Ce 1er juillet 2025 marque un tournant majeur dans le droit pénal français : le Parlement a officiellement adopté la loi créant le délit d’homicide routier. Une mesure attendue de longue date, tant par les familles de victimes d’accidents de la route que par les défenseurs de la sécurité routière. Ce texte vise à requalifier certains drames de la route, jusqu’alors jugés comme des homicides involontaires, en véritables délits, avec des peines plus lourdes et une symbolique bien plus forte.
Une loi née de la douleur et de l’indignation
Proposée en 2023 par le député Les Républicains Éric Pauget, cette loi vise à combler un vide juridique et symbolique.

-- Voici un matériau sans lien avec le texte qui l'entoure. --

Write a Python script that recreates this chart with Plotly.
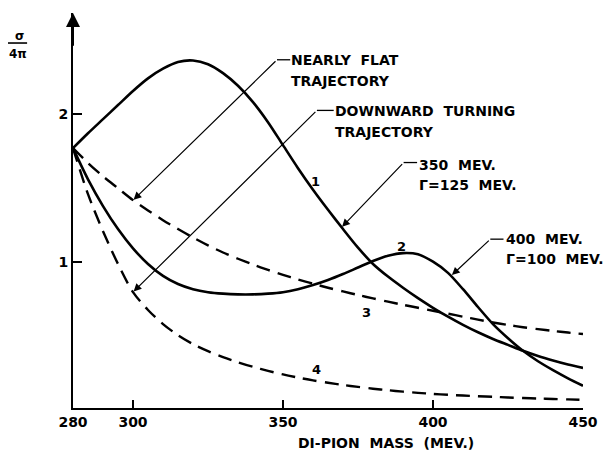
import plotly.graph_objects as go

# ---------------- data ----------------
mass = [280, 285, 290, 295, 300, 305, 310, 315, 320, 325, 330, 335, 340, 345, 350, 355, 360,
        365, 370, 375, 380, 385, 390, 395, 400, 405, 410, 415, 420, 425, 430, 435, 440, 445, 450]

sigma1 = [1.77, 1.87, 1.965, 2.06, 2.155, 2.24, 2.305, 2.35, 2.36, 2.335, 2.275, 2.19, 2.08, 1.945,
          1.79, 1.635, 1.49, 1.355, 1.225, 1.10, 0.99, 0.905, 0.83, 0.76, 0.695, 0.635, 0.58, 0.53,
          0.485, 0.445, 0.405, 0.37, 0.34, 0.313, 0.29]

sigma2 = [1.77, 1.56, 1.38, 1.225, 1.095, 0.99, 0.91, 0.855, 0.82, 0.80, 0.79, 0.785, 0.785, 0.79,
          0.80, 0.82, 0.848, 0.882, 0.922, 0.966, 1.01, 1.045, 1.063, 1.055, 1.005, 0.93, 0.82, 0.70,
          0.585, 0.49, 0.405, 0.335, 0.275, 0.22, 0.17]

sigma3 = [1.77, 1.67, 1.58, 1.50, 1.42, 1.35, 1.285, 1.225, 1.168, 1.115, 1.067, 1.025, 0.986, 0.95,
          0.917, 0.886, 0.857, 0.83, 0.805, 0.781, 0.758, 0.736, 0.715, 0.695, 0.675, 0.655, 0.635,
          0.615, 0.596, 0.579, 0.564, 0.551, 0.539, 0.528, 0.518]

sigma4 = [1.77, 1.46, 1.21, 0.99, 0.80, 0.68, 0.585, 0.51, 0.45, 0.403, 0.363, 0.328, 0.297, 0.27,
          0.246, 0.225, 0.206, 0.19, 0.175, 0.162, 0.15, 0.14, 0.13, 0.122, 0.115, 0.109, 0.104, 0.099,
          0.095, 0.091, 0.087, 0.084, 0.081, 0.078, 0.075]

x_ticks = [280, 300, 350, 400, 450]
x_tick_labels = ["280", "300", "350", "400", "450"]
y_ticks = [1, 2]
y_tick_labels = ["1", "2"]

curve_labels = ["1", "2", "3", "4"]
curve_label_x = [360.8, 389.6, 377.8, 361.0]
curve_label_y = [1.545, 1.11, 0.665, 0.28]

callout_lines = [["NEARLY  FLAT", "TRAJECTORY"],
                 ["DOWNWARD  TURNING", "TRAJECTORY"],
                 ["350  MEV.", "Γ=125  MEV."],
                 ["400  MEV.", "Γ=100  MEV."]]
callout_tip_x = [300.2, 300.2, 369.7, 406.3]
callout_tip_y = [1.422, 0.804, 1.24, 0.915]
callout_corner_x = [348.0, 361.3, 390.2, 419.1]
callout_corner_y = [2.365, 2.024, 1.673, 1.157]
callout_end_x = [352.4, 366.9, 394.7, 423.5]
callout_text_x = [352.0, 366.8, 394.8, 423.6]
callout_text_y1 = [2.365, 2.017, 1.658, 1.157]
callout_text_y2 = [2.22, 1.882, 1.523, 1.022]

# ---------------- figure ----------------
FONT = "DejaVu Sans"
fig = go.Figure()

solid = dict(color="black", width=2.6, shape="spline", smoothing=0.8)
dashed = dict(color="black", width=2.4, shape="spline", smoothing=0.8, dash="14px,8px")

fig.add_trace(go.Scatter(x=mass, y=sigma1, mode="lines", line=solid, hoverinfo="skip"))
fig.add_trace(go.Scatter(x=mass, y=sigma2, mode="lines", line=solid, hoverinfo="skip"))
fig.add_trace(go.Scatter(x=mass, y=sigma3, mode="lines", line=dashed, hoverinfo="skip"))
fig.add_trace(go.Scatter(x=mass, y=sigma4, mode="lines", line=dashed, hoverinfo="skip"))

annotations = []
shapes = []
for i, lines in enumerate(callout_lines):
    annotations.append(dict(x=callout_tip_x[i], y=callout_tip_y[i], xref="x", yref="y",
                            ax=callout_corner_x[i], ay=callout_corner_y[i], axref="x", ayref="y",
                            text="", showarrow=True, arrowhead=2, arrowsize=1.3,
                            arrowwidth=1.2, arrowcolor="black"))
    shapes.append(dict(type="line", xref="x", yref="y",
                       x0=callout_corner_x[i], y0=callout_corner_y[i],
                       x1=callout_end_x[i], y1=callout_corner_y[i],
                       line=dict(color="black", width=1.3)))
    annotations.append(dict(x=callout_text_x[i], y=callout_text_y1[i], xref="x", yref="y",
                            text=lines[0], showarrow=False, xanchor="left", yanchor="middle",
                            font=dict(family=FONT, size=14, color="black", weight="bold")))
    annotations.append(dict(x=callout_text_x[i], y=callout_text_y2[i], xref="x", yref="y",
                            text=lines[1], showarrow=False, xanchor="left", yanchor="middle",
                            font=dict(family=FONT, size=14, color="black", weight="bold")))

for lab, lx, ly in zip(curve_labels, curve_label_x, curve_label_y):
    annotations.append(dict(x=lx, y=ly, xref="x", yref="y", text=lab, showarrow=False,
                            xanchor="center", yanchor="middle",
                            font=dict(family=FONT, size=13, color="black", weight="bold")))

# y-axis arrowhead
annotations.append(dict(x=280, y=2.68, xref="x", yref="y", ax=280, ay=2.45, axref="x", ayref="y",
                        text="", showarrow=True, arrowhead=2, arrowsize=1.4, arrowwidth=2,
                        arrowcolor="black"))

# sigma / 4 pi label
annotations.append(dict(x=-0.104, y=0.943, xref="paper", yref="paper", text="σ", showarrow=False,
                        xanchor="center", yanchor="middle",
                        font=dict(family=FONT, size=12, color="black", weight="bold")))
annotations.append(dict(x=-0.108, y=0.897, xref="paper", yref="paper", text="4π", showarrow=False,
                        xanchor="center", yanchor="middle",
                        font=dict(family=FONT, size=12, color="black", weight="bold")))
shapes.append(dict(type="line", xref="paper", yref="paper", x0=-0.129, x1=-0.09, y0=0.924, y1=0.924,
                   line=dict(color="black", width=1.6)))

# x-axis title
annotations.append(dict(x=0.614, y=-0.089, xref="paper", yref="paper", text="DI-PION  MASS  (MEV.)",
                        showarrow=False, xanchor="center", yanchor="middle",
                        font=dict(family=FONT, size=14, color="black", weight="bold")))

fig.update_layout(
    width=605, height=445,
    margin=dict(l=65, r=30, t=5, b=45),
    paper_bgcolor="white", plot_bgcolor="white",
    showlegend=False,
    annotations=annotations,
    shapes=shapes,
    xaxis=dict(range=[280, 450], tickvals=x_ticks, ticktext=x_tick_labels,
               showgrid=False, zeroline=False, showline=True, linecolor="black", linewidth=2,
               ticks="inside", ticklen=8, tickwidth=2, tickcolor="black",
               tickfont=dict(family=FONT, size=14, color="black", weight="bold")),
    yaxis=dict(range=[0.02, 2.68], tickvals=y_ticks, ticktext=y_tick_labels,
               showgrid=False, zeroline=False, showline=True, linecolor="black", linewidth=2,
               ticks="inside", ticklen=9, tickwidth=2, tickcolor="black",
               tickfont=dict(family=FONT, size=14, color="black", weight="bold")),
)

fig.write_html("out.html")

Jusqu’à présent, même lorsqu’un conducteur tuait une personne en étant sous l’emprise d’alcool, de stupéfiants ou sans permis, il n’était poursuivi que pour homicide involontaire. Une qualification que beaucoup jugeaient inadaptée aux circonstances particulièrement graves de certains accidents.
C’est notamment à travers le combat médiatique et judiciaire de personnalités comme le chef étoilé Yannick Alléno, dont le fils Antoine est mort percuté par un conducteur multirécidiviste à Paris en 2022, que la question a été propulsée au centre du débat public. Son association, créée pour porter la voix des proches de victimes, a joué un rôle déterminant dans l’évolution des mentalités et du cadre législatif.
Une réponse ferme à des comportements délibérément dangereux
La loi désormais votée vise les conducteurs impliqués dans un accident mortel présentant des circonstances aggravantes. La liste inclut :
- La conduite en état d’ivresse
- La conduite sous stupéfiants
- La conduite sans permis
- L’usage du téléphone au volant
- Le dépassement de la vitesse autorisée de plus de 30 km/h
- Le refus d’obtempérer
Dans de tels cas, les auteurs ne seront plus considérés comme des personnes ayant causé un accident par négligence, mais comme des délinquants de la route ayant commis un acte criminel.
Concrètement, les peines encourues sont significativement alourdies : jusqu’à 7 ans de prison et 100 000 euros d’amende**. Si deux circonstances aggravantes sont retenues, la sanction peut atteindre 10 ans d’emprisonnement et 150 000 euros d’amende.
Une symbolique forte, une rupture judiciaire
L’un des principaux enjeux de cette loi est d’ordre symbolique. En créant une infraction distincte, le législateur entend adresser un message clair : tuer sur la route dans un contexte de mépris délibéré des règles, ce n’est pas un simple accident, c’est un crime.
Gérald Darmanin, ministre de l’Intérieur, a salué l’adoption du texte, déclarant que cette loi « affirme avec clarté que tuer sur la route, sous l’emprise de l’alcool, de la drogue, ou dans le mépris délibéré des règles, ce n’est pas un simple accident, c’est un acte criminel. »
Cette évolution répond également à une demande de justice plus ferme exprimée par une large partie de la population. Le sentiment d’impunité dont bénéficiaient certains conducteurs était devenu insupportable pour de nombreuses familles endeuillées.
Une avancée saluée, mais à surveiller
La Ligue contre la violence routière s’est félicitée de cette avancée, notamment en soulignant l’élargissement de la liste des comportements considérés comme aggravants. Pour l’association, cette loi envoie un signal fort en faveur d’une meilleure responsabilisation des conducteurs.
Mais certains juristes appellent à la prudence. Si la requalification en homicide routier est perçue comme une avancée, elle devra être accompagnée de moyens supplémentaires pour assurer l’efficacité de son application : enquêteurs formés, magistrats spécialisés, et sensibilisation accrue des forces de l’ordre.
Une promesse de justice pour les victimes
Il ne manque désormais plus qu’un décret de promulgation du Président de la République pour que la loi entre officiellement en vigueur. Une fois ce cap franchi, les familles de victimes disposeront d’un outil juridique plus adapté pour faire reconnaître la gravité des faits, et les auteurs d’accidents mortels devront assumer pleinement la portée de leurs actes.
Ce texte marque une rupture dans la manière d’appréhender les drames de la route. À travers lui, la société affirme sa volonté de mieux protéger les usagers, d’honorer la mémoire des victimes et de lutter contre les comportements irresponsables. L’homicide routier n’est plus une simple fatalité : c’est désormais un crime puni à la hauteur de ses conséquences.